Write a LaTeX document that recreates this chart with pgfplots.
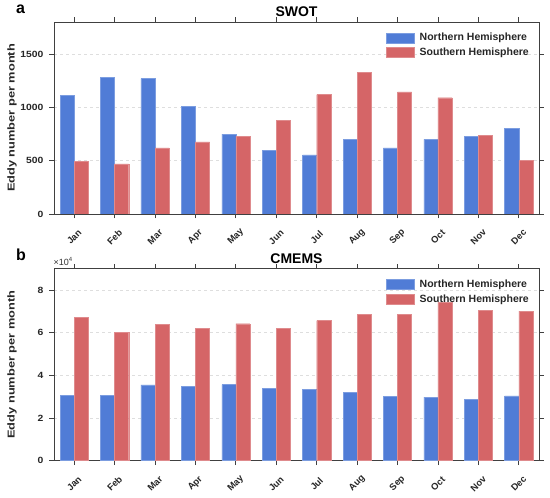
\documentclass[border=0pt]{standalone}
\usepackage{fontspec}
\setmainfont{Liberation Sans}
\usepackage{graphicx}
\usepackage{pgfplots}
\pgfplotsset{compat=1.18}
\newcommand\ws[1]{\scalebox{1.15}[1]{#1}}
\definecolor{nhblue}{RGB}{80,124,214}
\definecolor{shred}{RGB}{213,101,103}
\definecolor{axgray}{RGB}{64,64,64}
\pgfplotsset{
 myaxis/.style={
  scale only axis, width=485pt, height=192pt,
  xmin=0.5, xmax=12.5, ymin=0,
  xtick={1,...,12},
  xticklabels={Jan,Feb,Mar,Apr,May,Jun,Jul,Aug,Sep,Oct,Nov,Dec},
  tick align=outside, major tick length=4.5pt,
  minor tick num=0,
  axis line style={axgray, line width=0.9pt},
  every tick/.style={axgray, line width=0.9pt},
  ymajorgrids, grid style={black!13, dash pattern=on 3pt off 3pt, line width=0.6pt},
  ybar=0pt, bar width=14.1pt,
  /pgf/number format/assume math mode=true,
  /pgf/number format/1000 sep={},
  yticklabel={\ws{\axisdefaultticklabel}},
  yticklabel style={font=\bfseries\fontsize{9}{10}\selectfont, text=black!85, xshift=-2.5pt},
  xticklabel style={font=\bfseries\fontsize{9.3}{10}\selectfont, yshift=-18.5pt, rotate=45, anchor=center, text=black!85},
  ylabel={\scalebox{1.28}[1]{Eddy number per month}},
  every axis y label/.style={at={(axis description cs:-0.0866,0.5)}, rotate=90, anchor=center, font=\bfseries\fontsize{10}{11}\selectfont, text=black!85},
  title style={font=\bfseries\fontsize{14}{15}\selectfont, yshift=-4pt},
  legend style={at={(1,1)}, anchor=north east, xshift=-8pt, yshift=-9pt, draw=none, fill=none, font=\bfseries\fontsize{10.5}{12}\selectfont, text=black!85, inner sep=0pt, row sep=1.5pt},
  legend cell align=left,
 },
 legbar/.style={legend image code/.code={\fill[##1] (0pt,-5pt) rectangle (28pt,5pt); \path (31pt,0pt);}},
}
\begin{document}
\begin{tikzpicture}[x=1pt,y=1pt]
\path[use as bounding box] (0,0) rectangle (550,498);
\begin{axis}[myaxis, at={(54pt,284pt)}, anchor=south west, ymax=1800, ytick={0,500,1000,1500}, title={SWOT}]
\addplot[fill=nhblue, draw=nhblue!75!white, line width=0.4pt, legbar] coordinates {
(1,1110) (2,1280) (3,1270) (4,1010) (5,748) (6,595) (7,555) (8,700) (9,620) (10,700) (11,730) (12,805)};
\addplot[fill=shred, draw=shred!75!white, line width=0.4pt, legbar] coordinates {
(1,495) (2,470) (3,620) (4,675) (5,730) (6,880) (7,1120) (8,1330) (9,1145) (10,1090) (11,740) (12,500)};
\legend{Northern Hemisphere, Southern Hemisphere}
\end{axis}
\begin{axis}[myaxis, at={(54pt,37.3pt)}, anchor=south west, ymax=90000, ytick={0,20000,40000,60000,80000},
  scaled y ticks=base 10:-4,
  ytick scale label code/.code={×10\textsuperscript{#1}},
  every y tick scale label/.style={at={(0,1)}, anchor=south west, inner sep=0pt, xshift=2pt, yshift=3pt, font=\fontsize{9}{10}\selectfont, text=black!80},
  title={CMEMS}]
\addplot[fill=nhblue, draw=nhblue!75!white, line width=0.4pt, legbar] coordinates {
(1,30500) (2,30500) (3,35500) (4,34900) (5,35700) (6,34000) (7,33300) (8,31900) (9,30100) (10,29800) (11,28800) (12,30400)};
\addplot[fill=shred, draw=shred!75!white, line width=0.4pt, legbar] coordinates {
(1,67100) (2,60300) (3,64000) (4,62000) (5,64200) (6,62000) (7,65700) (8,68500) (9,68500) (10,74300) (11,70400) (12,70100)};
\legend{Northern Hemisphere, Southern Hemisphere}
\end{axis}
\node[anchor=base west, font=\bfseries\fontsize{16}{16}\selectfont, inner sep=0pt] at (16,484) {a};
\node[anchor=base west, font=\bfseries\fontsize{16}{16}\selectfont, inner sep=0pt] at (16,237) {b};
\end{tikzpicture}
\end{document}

• • •

Problem to work on
Return the material exactly as given, apart from the pictures.

Task response
Write a LaTeX document that recreates this chart with pgfplots.
\documentclass[border=0pt]{standalone}
\usepackage{fontspec}
\setmainfont{Liberation Sans}
\usepackage{graphicx}
\usepackage{pgfplots}
\pgfplotsset{compat=1.18}
\newcommand\ws[1]{\scalebox{1.15}[1]{#1}}
\definecolor{nhblue}{RGB}{80,124,214}
\definecolor{shred}{RGB}{213,101,103}
\definecolor{axgray}{RGB}{64,64,64}
\pgfplotsset{
 myaxis/.style={
  scale only axis, width=485pt, height=192pt,
  xmin=0.5, xmax=12.5, ymin=0,
  xtick={1,...,12},
  xticklabels={Jan,Feb,Mar,Apr,May,Jun,Jul,Aug,Sep,Oct,Nov,Dec},
  tick align=outside, major tick length=4.5pt,
  minor tick num=0,
  axis line style={axgray, line width=0.9pt},
  every tick/.style={axgray, line width=0.9pt},
  ymajorgrids, grid style={black!13, dash pattern=on 3pt off 3pt, line width=0.6pt},
  ybar=0pt, bar width=14.1pt,
  /pgf/number format/assume math mode=true,
  /pgf/number format/1000 sep={},
  yticklabel={\ws{\axisdefaultticklabel}},
  yticklabel style={font=\bfseries\fontsize{9}{10}\selectfont, text=black!85, xshift=-2.5pt},
  xticklabel style={font=\bfseries\fontsize{9.3}{10}\selectfont, yshift=-18.5pt, rotate=45, anchor=center, text=black!85},
  ylabel={\scalebox{1.28}[1]{Eddy number per month}},
  every axis y label/.style={at={(axis description cs:-0.0866,0.5)}, rotate=90, anchor=center, font=\bfseries\fontsize{10}{11}\selectfont, text=black!85},
  title style={font=\bfseries\fontsize{14}{15}\selectfont, yshift=-4pt},
  legend style={at={(1,1)}, anchor=north east, xshift=-8pt, yshift=-9pt, draw=none, fill=none, font=\bfseries\fontsize{10.5}{12}\selectfont, text=black!85, inner sep=0pt, row sep=1.5pt},
  legend cell align=left,
 },
 legbar/.style={legend image code/.code={\fill[##1] (0pt,-5pt) rectangle (28pt,5pt); \path (31pt,0pt);}},
}
\begin{document}
\begin{tikzpicture}[x=1pt,y=1pt]
\path[use as bounding box] (0,0) rectangle (550,498);
\begin{axis}[myaxis, at={(54pt,284pt)}, anchor=south west, ymax=1800, ytick={0,500,1000,1500}, title={SWOT}]
\addplot[fill=nhblue, draw=nhblue!75!white, line width=0.4pt, legbar] coordinates {
(1,1110) (2,1280) (3,1270) (4,1010) (5,748) (6,595) (7,555) (8,700) (9,620) (10,700) (11,730) (12,805)};
\addplot[fill=shred, draw=shred!75!white, line width=0.4pt, legbar] coordinates {
(1,495) (2,470) (3,620) (4,675) (5,730) (6,880) (7,1120) (8,1330) (9,1145) (10,1090) (11,740) (12,500)};
\legend{Northern Hemisphere, Southern Hemisphere}
\end{axis}
\begin{axis}[myaxis, at={(54pt,37.3pt)}, anchor=south west, ymax=90000, ytick={0,20000,40000,60000,80000},
  scaled y ticks=base 10:-4,
  ytick scale label code/.code={×10\textsuperscript{#1}},
  every y tick scale label/.style={at={(0,1)}, anchor=south west, inner sep=0pt, xshift=2pt, yshift=3pt, font=\fontsize{9}{10}\selectfont, text=black!80},
  title={CMEMS}]
\addplot[fill=nhblue, draw=nhblue!75!white, line width=0.4pt, legbar] coordinates {
(1,30500) (2,30500) (3,35500) (4,34900) (5,35700) (6,34000) (7,33300) (8,31900) (9,30100) (10,29800) (11,28800) (12,30400)};
\addplot[fill=shred, draw=shred!75!white, line width=0.4pt, legbar] coordinates {
(1,67100) (2,60300) (3,64000) (4,62000) (5,64200) (6,62000) (7,65700) (8,68500) (9,68500) (10,74300) (11,70400) (12,70100)};
\legend{Northern Hemisphere, Southern Hemisphere}
\end{axis}
\node[anchor=base west, font=\bfseries\fontsize{16}{16}\selectfont, inner sep=0pt] at (16,484) {a};
\node[anchor=base west, font=\bfseries\fontsize{16}{16}\selectfont, inner sep=0pt] at (16,237) {b};
\end{tikzpicture}
\end{document}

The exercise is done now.